A few years after his stint at Cochran, he returned to Vidalia for good, coaching baseball the '69 and '70 seasons and serving as an assistant on the football team's staff. Reid led his 1970 baseball team to the state finals. Then, at the start of the 1970-71 school year, there was a coaching vacancy within the girls basketball program. Reid accepted the position and has held it ever since.

Now he's on the verge of becoming the state's all-time winningest girls basketball coach.

"Time creeps up on you," said Reid, now 72. "You don't realize you've been it at that long. You don't think about it until someone starts asking you these questions (about career wins) and then it dawns on you.

"I've been doing this quite awhile, and I enjoy it."

After Vidalia's victory over McIntosh County Academy on Friday, Reid is now 10 wins away from the record with five regular season games remaining. If the Lady Indians can win those games and their region tournament - they won their region last season - that would be seven more wins, putting Reid within three of the record heading into the Class AA state tournament.

Three wins in the state tournament would not only tie the record for Reid, but would put the Lady Indians in the state championship game.
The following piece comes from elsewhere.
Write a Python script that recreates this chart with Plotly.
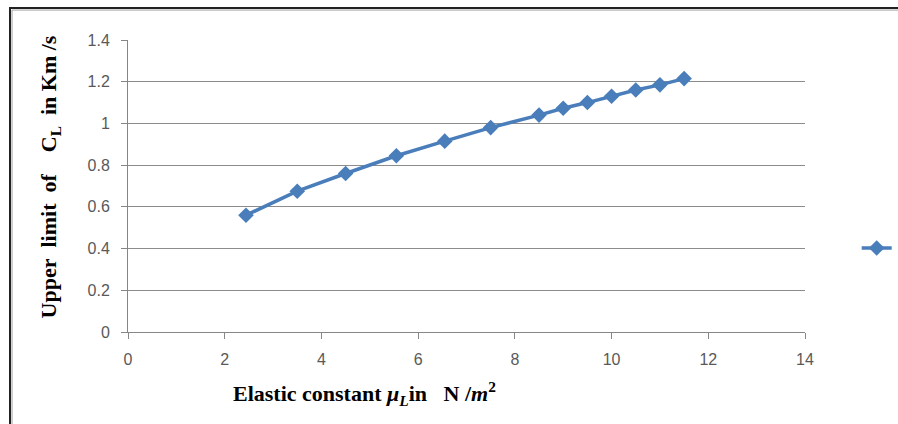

That would mean a win in the title game would not only give him the record, but it would also give him his first state championship.

How special would that be for Reid and the Vidalia community?

"That would be amazing," said John Koon, who is in his 14th season as the Lady Indians' play-by-play announcer for WTCQ 97.7 FM.

"He wouldn't want to talk about that because he's focused on the next game and winning the region, but to win it with this bunch - with no seniors on the team - and to get that far and win state and break the all-time record, that would mean a lot more than just breaking the record in the middle of the season."